WHAT IS ASKED: Word for word, print each line of the listing below; pictures stay out.

* begin *

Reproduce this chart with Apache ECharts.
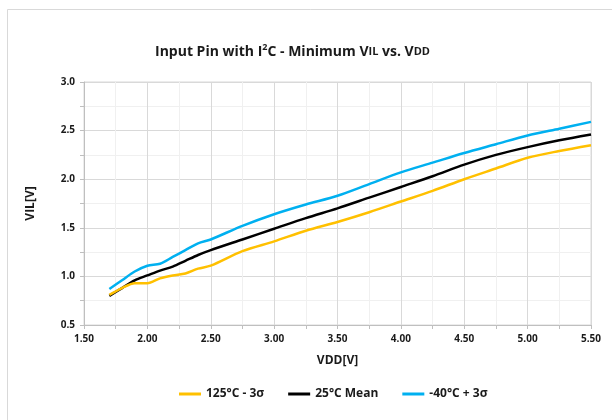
<!DOCTYPE html>
<html>
<head>
<meta charset="utf-8">
<script src="https://cdn.jsdelivr.net/npm/echarts@6/dist/echarts.min.js"></script>
<style>html,body{margin:0;padding:0;background:#fff;}#c{width:612px;height:420px;}</style>
</head>
<body>
<div id="c"></div>
<script>
var vdd = [1.7, 1.8, 1.9, 2.0, 2.1, 2.2, 2.3, 2.4, 2.5, 2.75, 3.0, 3.25, 3.5, 3.75, 4.0, 4.25, 4.5, 4.75, 5.0, 5.25, 5.5];
var hot = [0.81, 0.88, 0.93, 0.93, 0.98, 1.01, 1.03, 1.08, 1.11, 1.26, 1.36, 1.47, 1.56, 1.66, 1.77, 1.88, 2.00, 2.11, 2.22, 2.29, 2.35];
var mean = [0.80, 0.88, 0.96, 1.01, 1.06, 1.10, 1.16, 1.22, 1.27, 1.38, 1.49, 1.60, 1.70, 1.81, 1.92, 2.03, 2.15, 2.25, 2.33, 2.40, 2.46];
var cold = [0.87, 0.96, 1.05, 1.11, 1.13, 1.20, 1.27, 1.34, 1.38, 1.52, 1.64, 1.74, 1.83, 1.95, 2.07, 2.17, 2.27, 2.36, 2.45, 2.52, 2.59];
var seriesNames = ['125°C - 3σ', '25°C Mean', '-40°C + 3σ'];
var seriesColors = ['#FFC000', '#000000', '#00B0F0'];
var seriesData = [hot, mean, cold];

function pairs(arr) { return vdd.map(function (x, i) { return [x, arr[i]]; }); }

var font = '"Open Sans", "Noto Sans", sans-serif';
var chart = echarts.init(document.getElementById('c'), null, { renderer: 'canvas' });
chart.setOption({
  backgroundColor: '#fff',
  animation: false,
  graphic: [{
    type: 'rect', silent: true,
    shape: { x: 7.5, y: 9.5, width: 700, height: 500 },
    style: { fill: 'none', stroke: '#d9d9d9', lineWidth: 1 }
  }],
  title: {
    text: '{t|Input Pin with I}{sup|2}{t|C - Minimum V}{sc|IL}{t| vs. V}{sc|DD}',
    left: 150, top: 38,
    textStyle: {
      fontFamily: font, fontWeight: 'bold', fontSize: 14, color: '#1a1a1a',
      rich: {
        t: { fontFamily: font, fontWeight: 'bold', fontSize: 14, color: '#1a1a1a', lineHeight: 18, verticalAlign: 'middle' },
        sup: { fontFamily: font, fontWeight: 'bold', fontSize: 9, color: '#1a1a1a', lineHeight: 10, verticalAlign: 'top' },
        sc: { fontFamily: font, fontWeight: 'bold', fontSize: 11, color: '#1a1a1a', lineHeight: 14, verticalAlign: 'middle', padding: [0, 0, 1, 0] }
      }
    }
  },
  legend: {
    bottom: 15, left: 174,
    icon: 'rect', itemWidth: 22, itemHeight: 3, itemGap: 24,
    textStyle: { fontFamily: font, fontWeight: 'bold', fontSize: 12, color: '#1a1a1a' },
    data: seriesNames
  },
  grid: { left: 84, right: 21, top: 82, bottom: 95, containLabel: false,
    show: true, borderColor: '#d9d9d9', borderWidth: 1 },
  xAxis: {
    type: 'value', min: 1.5, max: 5.5, interval: 0.5,
    name: 'VDD[V]', nameLocation: 'middle', nameGap: 30,
    nameTextStyle: { fontFamily: font, fontWeight: 'bold', fontSize: 12, color: '#1a1a1a' },
    axisLine: { show: true, lineStyle: { color: '#bfbfbf' } },
    axisTick: { show: true, length: 4, lineStyle: { color: '#bfbfbf' } },
    minorTick: { show: true, splitNumber: 2, length: 4, lineStyle: { color: '#bfbfbf' } },
    splitLine: { show: true, lineStyle: { color: '#d9d9d9' } },
    minorSplitLine: { show: true, lineStyle: { color: '#f0f0f0' } },
    axisLabel: { fontFamily: font, fontWeight: 'bold', fontSize: 10, color: '#1a1a1a', margin: 9,
      formatter: function (v) { return v.toFixed(2); } }
  },
  yAxis: {
    type: 'value', min: 0.5, max: 3.0, interval: 0.5,
    name: 'VIL[V]', nameLocation: 'middle', nameGap: 47, nameRotate: 90,
    nameTextStyle: { fontFamily: font, fontWeight: 'bold', fontSize: 12, color: '#1a1a1a' },
    axisLine: { show: true, lineStyle: { color: '#bfbfbf' } },
    axisTick: { show: true, length: 4, lineStyle: { color: '#bfbfbf' } },
    minorTick: { show: true, splitNumber: 2, length: 4, lineStyle: { color: '#bfbfbf' } },
    splitLine: { show: true, lineStyle: { color: '#d9d9d9' } },
    minorSplitLine: { show: true, lineStyle: { color: '#f0f0f0' } },
    axisLabel: { fontFamily: font, fontWeight: 'bold', fontSize: 10, color: '#1a1a1a', margin: 9,
      formatter: function (v) { return v.toFixed(1); } }
  },
  series: seriesNames.map(function (n, i) {
    return {
      name: n, type: 'line', smooth: 0.3, showSymbol: false,
      data: pairs(seriesData[i]),
      itemStyle: { color: seriesColors[i] },
      lineStyle: { color: seriesColors[i], width: 2.5 },
      z: 3 - i
    };
  })
});
</script>
</body>
</html>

* end *

EXERCISE RESULT:
Reproduce this chart with Apache ECharts.
<!DOCTYPE html>
<html>
<head>
<meta charset="utf-8">
<script src="https://cdn.jsdelivr.net/npm/echarts@6/dist/echarts.min.js"></script>
<style>html,body{margin:0;padding:0;background:#fff;}#c{width:612px;height:420px;}</style>
</head>
<body>
<div id="c"></div>
<script>
var vdd = [1.7, 1.8, 1.9, 2.0, 2.1, 2.2, 2.3, 2.4, 2.5, 2.75, 3.0, 3.25, 3.5, 3.75, 4.0, 4.25, 4.5, 4.75, 5.0, 5.25, 5.5];
var hot = [0.81, 0.88, 0.93, 0.93, 0.98, 1.01, 1.03, 1.08, 1.11, 1.26, 1.36, 1.47, 1.56, 1.66, 1.77, 1.88, 2.00, 2.11, 2.22, 2.29, 2.35];
var mean = [0.80, 0.88, 0.96, 1.01, 1.06, 1.10, 1.16, 1.22, 1.27, 1.38, 1.49, 1.60, 1.70, 1.81, 1.92, 2.03, 2.15, 2.25, 2.33, 2.40, 2.46];
var cold = [0.87, 0.96, 1.05, 1.11, 1.13, 1.20, 1.27, 1.34, 1.38, 1.52, 1.64, 1.74, 1.83, 1.95, 2.07, 2.17, 2.27, 2.36, 2.45, 2.52, 2.59];
var seriesNames = ['125°C - 3σ', '25°C Mean', '-40°C + 3σ'];
var seriesColors = ['#FFC000', '#000000', '#00B0F0'];
var seriesData = [hot, mean, cold];

function pairs(arr) { return vdd.map(function (x, i) { return [x, arr[i]]; }); }

var font = '"Open Sans", "Noto Sans", sans-serif';
var chart = echarts.init(document.getElementById('c'), null, { renderer: 'canvas' });
chart.setOption({
  backgroundColor: '#fff',
  animation: false,
  graphic: [{
    type: 'rect', silent: true,
    shape: { x: 7.5, y: 9.5, width: 700, height: 500 },
    style: { fill: 'none', stroke: '#d9d9d9', lineWidth: 1 }
  }],
  title: {
    text: '{t|Input Pin with I}{sup|2}{t|C - Minimum V}{sc|IL}{t| vs. V}{sc|DD}',
    left: 150, top: 38,
    textStyle: {
      fontFamily: font, fontWeight: 'bold', fontSize: 14, color: '#1a1a1a',
      rich: {
        t: { fontFamily: font, fontWeight: 'bold', fontSize: 14, color: '#1a1a1a', lineHeight: 18, verticalAlign: 'middle' },
        sup: { fontFamily: font, fontWeight: 'bold', fontSize: 9, color: '#1a1a1a', lineHeight: 10, verticalAlign: 'top' },
        sc: { fontFamily: font, fontWeight: 'bold', fontSize: 11, color: '#1a1a1a', lineHeight: 14, verticalAlign: 'middle', padding: [0, 0, 1, 0] }
      }
    }
  },
  legend: {
    bottom: 15, left: 174,
    icon: 'rect', itemWidth: 22, itemHeight: 3, itemGap: 24,
    textStyle: { fontFamily: font, fontWeight: 'bold', fontSize: 12, color: '#1a1a1a' },
    data: seriesNames
  },
  grid: { left: 84, right: 21, top: 82, bottom: 95, containLabel: false,
    show: true, borderColor: '#d9d9d9', borderWidth: 1 },
  xAxis: {
    type: 'value', min: 1.5, max: 5.5, interval: 0.5,
    name: 'VDD[V]', nameLocation: 'middle', nameGap: 30,
    nameTextStyle: { fontFamily: font, fontWeight: 'bold', fontSize: 12, color: '#1a1a1a' },
    axisLine: { show: true, lineStyle: { color: '#bfbfbf' } },
    axisTick: { show: true, length: 4, lineStyle: { color: '#bfbfbf' } },
    minorTick: { show: true, splitNumber: 2, length: 4, lineStyle: { color: '#bfbfbf' } },
    splitLine: { show: true, lineStyle: { color: '#d9d9d9' } },
    minorSplitLine: { show: true, lineStyle: { color: '#f0f0f0' } },
    axisLabel: { fontFamily: font, fontWeight: 'bold', fontSize: 10, color: '#1a1a1a', margin: 9,
      formatter: function (v) { return v.toFixed(2); } }
  },
  yAxis: {
    type: 'value', min: 0.5, max: 3.0, interval: 0.5,
    name: 'VIL[V]', nameLocation: 'middle', nameGap: 47, nameRotate: 90,
    nameTextStyle: { fontFamily: font, fontWeight: 'bold', fontSize: 12, color: '#1a1a1a' },
    axisLine: { show: true, lineStyle: { color: '#bfbfbf' } },
    axisTick: { show: true, length: 4, lineStyle: { color: '#bfbfbf' } },
    minorTick: { show: true, splitNumber: 2, length: 4, lineStyle: { color: '#bfbfbf' } },
    splitLine: { show: true, lineStyle: { color: '#d9d9d9' } },
    minorSplitLine: { show: true, lineStyle: { color: '#f0f0f0' } },
    axisLabel: { fontFamily: font, fontWeight: 'bold', fontSize: 10, color: '#1a1a1a', margin: 9,
      formatter: function (v) { return v.toFixed(1); } }
  },
  series: seriesNames.map(function (n, i) {
    return {
      name: n, type: 'line', smooth: 0.3, showSymbol: false,
      data: pairs(seriesData[i]),
      itemStyle: { color: seriesColors[i] },
      lineStyle: { color: seriesColors[i], width: 2.5 },
      z: 3 - i
    };
  })
});
</script>
</body>
</html>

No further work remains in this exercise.